### AIM
Reproduce all the material exactly, minus any pictures it holds.

[BEGIN DATA SEGMENT]

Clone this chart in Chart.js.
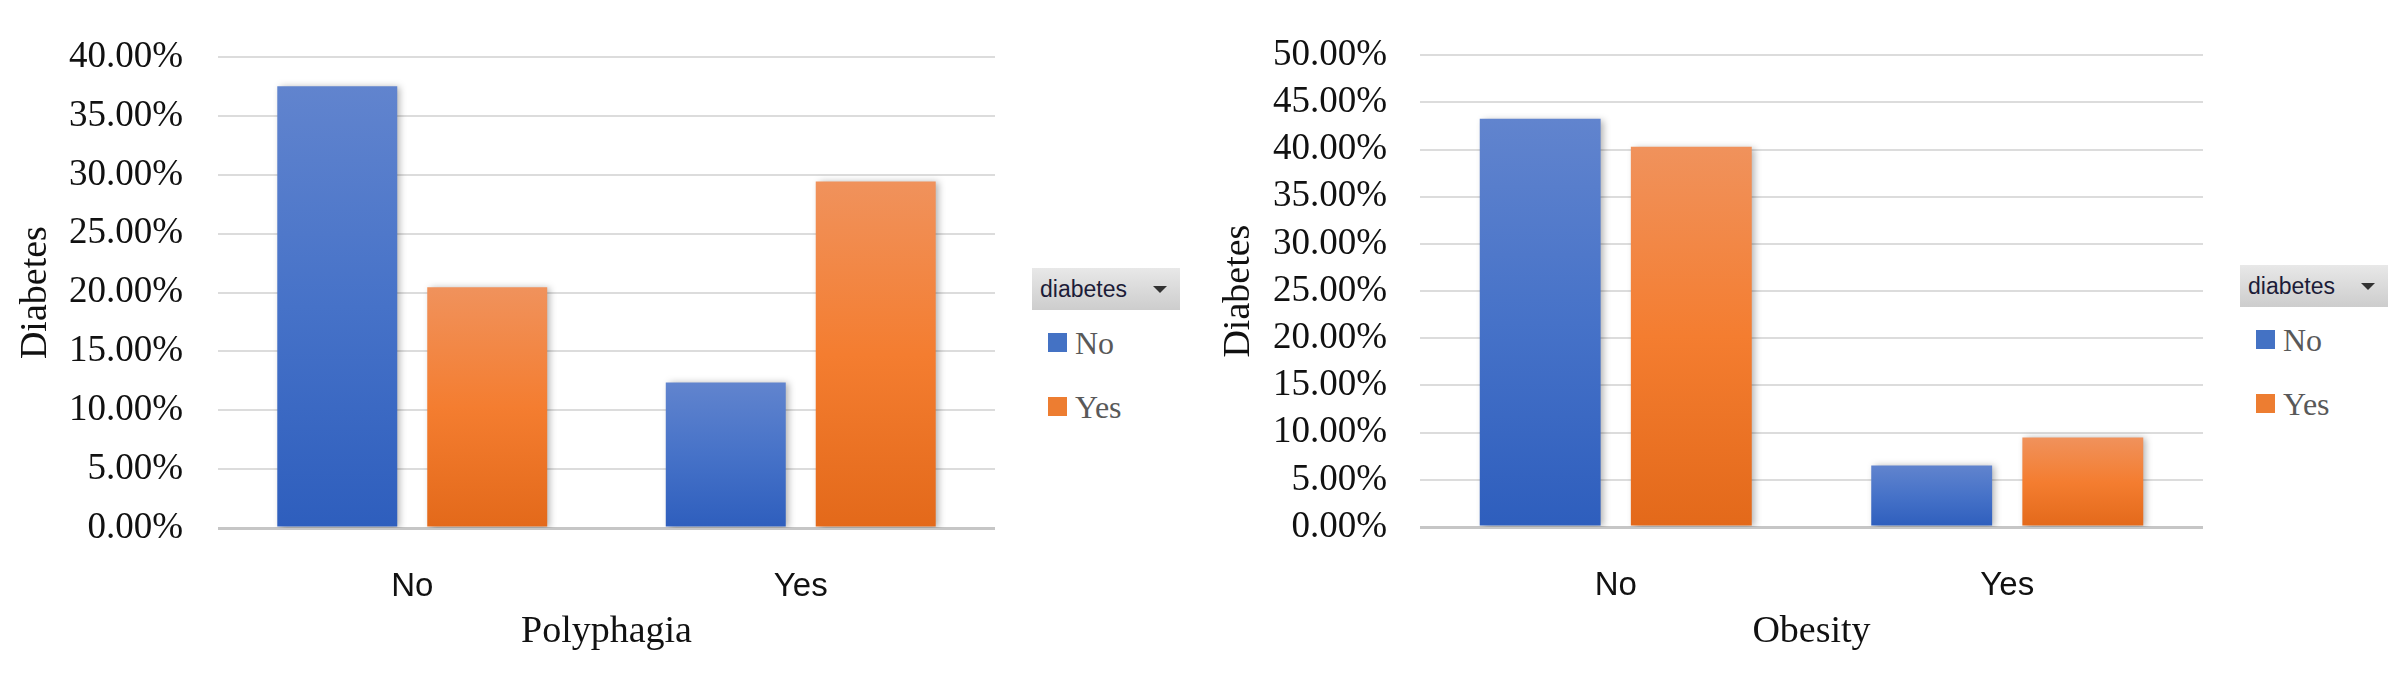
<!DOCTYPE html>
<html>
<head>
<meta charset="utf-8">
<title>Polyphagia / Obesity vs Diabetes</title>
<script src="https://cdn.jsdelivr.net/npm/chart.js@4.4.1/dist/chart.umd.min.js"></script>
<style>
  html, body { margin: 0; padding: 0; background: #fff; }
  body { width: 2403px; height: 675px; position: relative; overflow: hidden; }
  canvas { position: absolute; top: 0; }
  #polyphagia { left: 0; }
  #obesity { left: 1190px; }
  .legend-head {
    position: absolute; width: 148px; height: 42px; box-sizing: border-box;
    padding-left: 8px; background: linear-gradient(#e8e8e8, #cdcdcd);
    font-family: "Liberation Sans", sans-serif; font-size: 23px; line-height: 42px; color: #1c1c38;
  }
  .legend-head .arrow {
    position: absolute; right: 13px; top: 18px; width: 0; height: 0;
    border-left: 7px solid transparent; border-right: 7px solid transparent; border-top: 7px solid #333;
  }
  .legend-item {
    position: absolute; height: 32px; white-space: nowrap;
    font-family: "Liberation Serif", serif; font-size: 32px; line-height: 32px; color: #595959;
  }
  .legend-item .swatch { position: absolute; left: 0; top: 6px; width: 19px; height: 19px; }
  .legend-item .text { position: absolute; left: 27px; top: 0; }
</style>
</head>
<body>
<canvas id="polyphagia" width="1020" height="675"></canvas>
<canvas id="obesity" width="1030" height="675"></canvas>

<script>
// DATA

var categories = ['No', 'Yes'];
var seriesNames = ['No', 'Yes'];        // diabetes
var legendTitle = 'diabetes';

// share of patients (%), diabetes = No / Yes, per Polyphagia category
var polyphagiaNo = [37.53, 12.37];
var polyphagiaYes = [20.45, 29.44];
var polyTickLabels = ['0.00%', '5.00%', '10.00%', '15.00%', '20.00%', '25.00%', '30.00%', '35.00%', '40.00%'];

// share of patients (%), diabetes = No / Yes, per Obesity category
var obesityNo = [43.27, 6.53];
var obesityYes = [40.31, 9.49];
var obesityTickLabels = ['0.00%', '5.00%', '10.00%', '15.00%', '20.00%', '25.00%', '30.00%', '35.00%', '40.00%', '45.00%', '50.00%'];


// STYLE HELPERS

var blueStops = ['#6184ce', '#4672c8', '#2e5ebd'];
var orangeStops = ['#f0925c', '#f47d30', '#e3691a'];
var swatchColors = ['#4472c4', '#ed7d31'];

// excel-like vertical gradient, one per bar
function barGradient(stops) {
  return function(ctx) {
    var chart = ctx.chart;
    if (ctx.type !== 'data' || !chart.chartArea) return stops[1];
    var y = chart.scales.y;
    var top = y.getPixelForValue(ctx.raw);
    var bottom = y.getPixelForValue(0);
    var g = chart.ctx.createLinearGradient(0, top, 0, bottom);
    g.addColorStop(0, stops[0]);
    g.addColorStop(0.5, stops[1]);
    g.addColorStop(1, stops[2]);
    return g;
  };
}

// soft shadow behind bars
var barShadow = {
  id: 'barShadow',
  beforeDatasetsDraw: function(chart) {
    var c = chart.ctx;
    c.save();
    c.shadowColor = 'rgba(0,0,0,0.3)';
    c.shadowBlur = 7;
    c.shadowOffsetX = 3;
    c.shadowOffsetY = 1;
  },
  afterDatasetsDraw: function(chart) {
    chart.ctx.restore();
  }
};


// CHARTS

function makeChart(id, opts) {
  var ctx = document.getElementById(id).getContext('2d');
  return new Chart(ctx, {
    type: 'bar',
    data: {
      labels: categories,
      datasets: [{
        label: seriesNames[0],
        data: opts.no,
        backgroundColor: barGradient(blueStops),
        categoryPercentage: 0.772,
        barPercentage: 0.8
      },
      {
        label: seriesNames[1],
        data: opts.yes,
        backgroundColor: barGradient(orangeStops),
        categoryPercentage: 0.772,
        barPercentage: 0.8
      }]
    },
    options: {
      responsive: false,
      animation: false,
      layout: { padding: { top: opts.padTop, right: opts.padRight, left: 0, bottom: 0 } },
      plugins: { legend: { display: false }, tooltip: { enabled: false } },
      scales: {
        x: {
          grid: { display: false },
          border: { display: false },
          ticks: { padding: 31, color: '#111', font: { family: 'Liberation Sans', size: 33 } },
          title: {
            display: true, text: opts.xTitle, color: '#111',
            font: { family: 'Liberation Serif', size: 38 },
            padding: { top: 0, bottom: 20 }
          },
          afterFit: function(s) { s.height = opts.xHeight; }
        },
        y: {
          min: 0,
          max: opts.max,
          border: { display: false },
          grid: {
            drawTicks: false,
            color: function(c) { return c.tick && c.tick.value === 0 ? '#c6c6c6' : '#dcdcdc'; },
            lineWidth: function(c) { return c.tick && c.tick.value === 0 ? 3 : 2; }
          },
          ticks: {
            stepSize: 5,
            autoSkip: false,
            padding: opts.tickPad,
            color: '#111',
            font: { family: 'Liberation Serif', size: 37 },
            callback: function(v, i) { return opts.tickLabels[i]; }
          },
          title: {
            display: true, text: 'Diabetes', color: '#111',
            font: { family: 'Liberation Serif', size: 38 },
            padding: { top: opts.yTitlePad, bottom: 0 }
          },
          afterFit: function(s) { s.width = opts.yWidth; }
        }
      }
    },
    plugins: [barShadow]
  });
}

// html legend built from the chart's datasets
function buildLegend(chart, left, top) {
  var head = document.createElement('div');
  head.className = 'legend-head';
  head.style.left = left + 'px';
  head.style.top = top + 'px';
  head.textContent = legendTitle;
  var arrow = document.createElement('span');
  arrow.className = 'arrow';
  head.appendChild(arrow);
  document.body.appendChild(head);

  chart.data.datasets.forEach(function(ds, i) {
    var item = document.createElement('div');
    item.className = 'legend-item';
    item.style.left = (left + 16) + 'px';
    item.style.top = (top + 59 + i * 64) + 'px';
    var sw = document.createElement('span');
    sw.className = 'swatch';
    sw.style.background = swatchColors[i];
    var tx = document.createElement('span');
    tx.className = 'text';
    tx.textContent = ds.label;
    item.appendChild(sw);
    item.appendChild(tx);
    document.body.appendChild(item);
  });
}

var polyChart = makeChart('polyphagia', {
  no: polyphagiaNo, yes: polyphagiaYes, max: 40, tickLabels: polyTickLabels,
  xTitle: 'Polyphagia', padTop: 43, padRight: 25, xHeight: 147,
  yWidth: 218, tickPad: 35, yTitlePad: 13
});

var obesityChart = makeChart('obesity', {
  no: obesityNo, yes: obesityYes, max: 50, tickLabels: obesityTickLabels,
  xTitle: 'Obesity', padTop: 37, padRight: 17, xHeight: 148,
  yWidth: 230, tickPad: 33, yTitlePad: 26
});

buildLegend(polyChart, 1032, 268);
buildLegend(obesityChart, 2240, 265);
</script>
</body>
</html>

[END DATA SEGMENT]

### OUTPUT OF THE TASK
Clone this chart in Chart.js.
<!DOCTYPE html>
<html>
<head>
<meta charset="utf-8">
<title>Polyphagia / Obesity vs Diabetes</title>
<script src="https://cdn.jsdelivr.net/npm/chart.js@4.4.1/dist/chart.umd.min.js"></script>
<style>
  html, body { margin: 0; padding: 0; background: #fff; }
  body { width: 2403px; height: 675px; position: relative; overflow: hidden; }
  canvas { position: absolute; top: 0; }
  #polyphagia { left: 0; }
  #obesity { left: 1190px; }
  .legend-head {
    position: absolute; width: 148px; height: 42px; box-sizing: border-box;
    padding-left: 8px; background: linear-gradient(#e8e8e8, #cdcdcd);
    font-family: "Liberation Sans", sans-serif; font-size: 23px; line-height: 42px; color: #1c1c38;
  }
  .legend-head .arrow {
    position: absolute; right: 13px; top: 18px; width: 0; height: 0;
    border-left: 7px solid transparent; border-right: 7px solid transparent; border-top: 7px solid #333;
  }
  .legend-item {
    position: absolute; height: 32px; white-space: nowrap;
    font-family: "Liberation Serif", serif; font-size: 32px; line-height: 32px; color: #595959;
  }
  .legend-item .swatch { position: absolute; left: 0; top: 6px; width: 19px; height: 19px; }
  .legend-item .text { position: absolute; left: 27px; top: 0; }
</style>
</head>
<body>
<canvas id="polyphagia" width="1020" height="675"></canvas>
<canvas id="obesity" width="1030" height="675"></canvas>

<script>
// DATA

var categories = ['No', 'Yes'];
var seriesNames = ['No', 'Yes'];        // diabetes
var legendTitle = 'diabetes';

// share of patients (%), diabetes = No / Yes, per Polyphagia category
var polyphagiaNo = [37.53, 12.37];
var polyphagiaYes = [20.45, 29.44];
var polyTickLabels = ['0.00%', '5.00%', '10.00%', '15.00%', '20.00%', '25.00%', '30.00%', '35.00%', '40.00%'];

// share of patients (%), diabetes = No / Yes, per Obesity category
var obesityNo = [43.27, 6.53];
var obesityYes = [40.31, 9.49];
var obesityTickLabels = ['0.00%', '5.00%', '10.00%', '15.00%', '20.00%', '25.00%', '30.00%', '35.00%', '40.00%', '45.00%', '50.00%'];


// STYLE HELPERS

var blueStops = ['#6184ce', '#4672c8', '#2e5ebd'];
var orangeStops = ['#f0925c', '#f47d30', '#e3691a'];
var swatchColors = ['#4472c4', '#ed7d31'];

// excel-like vertical gradient, one per bar
function barGradient(stops) {
  return function(ctx) {
    var chart = ctx.chart;
    if (ctx.type !== 'data' || !chart.chartArea) return stops[1];
    var y = chart.scales.y;
    var top = y.getPixelForValue(ctx.raw);
    var bottom = y.getPixelForValue(0);
    var g = chart.ctx.createLinearGradient(0, top, 0, bottom);
    g.addColorStop(0, stops[0]);
    g.addColorStop(0.5, stops[1]);
    g.addColorStop(1, stops[2]);
    return g;
  };
}

// soft shadow behind bars
var barShadow = {
  id: 'barShadow',
  beforeDatasetsDraw: function(chart) {
    var c = chart.ctx;
    c.save();
    c.shadowColor = 'rgba(0,0,0,0.3)';
    c.shadowBlur = 7;
    c.shadowOffsetX = 3;
    c.shadowOffsetY = 1;
  },
  afterDatasetsDraw: function(chart) {
    chart.ctx.restore();
  }
};


// CHARTS

function makeChart(id, opts) {
  var ctx = document.getElementById(id).getContext('2d');
  return new Chart(ctx, {
    type: 'bar',
    data: {
      labels: categories,
      datasets: [{
        label: seriesNames[0],
        data: opts.no,
        backgroundColor: barGradient(blueStops),
        categoryPercentage: 0.772,
        barPercentage: 0.8
      },
      {
        label: seriesNames[1],
        data: opts.yes,
        backgroundColor: barGradient(orangeStops),
        categoryPercentage: 0.772,
        barPercentage: 0.8
      }]
    },
    options: {
      responsive: false,
      animation: false,
      layout: { padding: { top: opts.padTop, right: opts.padRight, left: 0, bottom: 0 } },
      plugins: { legend: { display: false }, tooltip: { enabled: false } },
      scales: {
        x: {
          grid: { display: false },
          border: { display: false },
          ticks: { padding: 31, color: '#111', font: { family: 'Liberation Sans', size: 33 } },
          title: {
            display: true, text: opts.xTitle, color: '#111',
            font: { family: 'Liberation Serif', size: 38 },
            padding: { top: 0, bottom: 20 }
          },
          afterFit: function(s) { s.height = opts.xHeight; }
        },
        y: {
          min: 0,
          max: opts.max,
          border: { display: false },
          grid: {
            drawTicks: false,
            color: function(c) { return c.tick && c.tick.value === 0 ? '#c6c6c6' : '#dcdcdc'; },
            lineWidth: function(c) { return c.tick && c.tick.value === 0 ? 3 : 2; }
          },
          ticks: {
            stepSize: 5,
            autoSkip: false,
            padding: opts.tickPad,
            color: '#111',
            font: { family: 'Liberation Serif', size: 37 },
            callback: function(v, i) { return opts.tickLabels[i]; }
          },
          title: {
            display: true, text: 'Diabetes', color: '#111',
            font: { family: 'Liberation Serif', size: 38 },
            padding: { top: opts.yTitlePad, bottom: 0 }
          },
          afterFit: function(s) { s.width = opts.yWidth; }
        }
      }
    },
    plugins: [barShadow]
  });
}

// html legend built from the chart's datasets
function buildLegend(chart, left, top) {
  var head = document.createElement('div');
  head.className = 'legend-head';
  head.style.left = left + 'px';
  head.style.top = top + 'px';
  head.textContent = legendTitle;
  var arrow = document.createElement('span');
  arrow.className = 'arrow';
  head.appendChild(arrow);
  document.body.appendChild(head);

  chart.data.datasets.forEach(function(ds, i) {
    var item = document.createElement('div');
    item.className = 'legend-item';
    item.style.left = (left + 16) + 'px';
    item.style.top = (top + 59 + i * 64) + 'px';
    var sw = document.createElement('span');
    sw.className = 'swatch';
    sw.style.background = swatchColors[i];
    var tx = document.createElement('span');
    tx.className = 'text';
    tx.textContent = ds.label;
    item.appendChild(sw);
    item.appendChild(tx);
    document.body.appendChild(item);
  });
}

var polyChart = makeChart('polyphagia', {
  no: polyphagiaNo, yes: polyphagiaYes, max: 40, tickLabels: polyTickLabels,
  xTitle: 'Polyphagia', padTop: 43, padRight: 25, xHeight: 147,
  yWidth: 218, tickPad: 35, yTitlePad: 13
});

var obesityChart = makeChart('obesity', {
  no: obesityNo, yes: obesityYes, max: 50, tickLabels: obesityTickLabels,
  xTitle: 'Obesity', padTop: 37, padRight: 17, xHeight: 148,
  yWidth: 230, tickPad: 33, yTitlePad: 26
});

buildLegend(polyChart, 1032, 268);
buildLegend(obesityChart, 2240, 265);
</script>
</body>
</html>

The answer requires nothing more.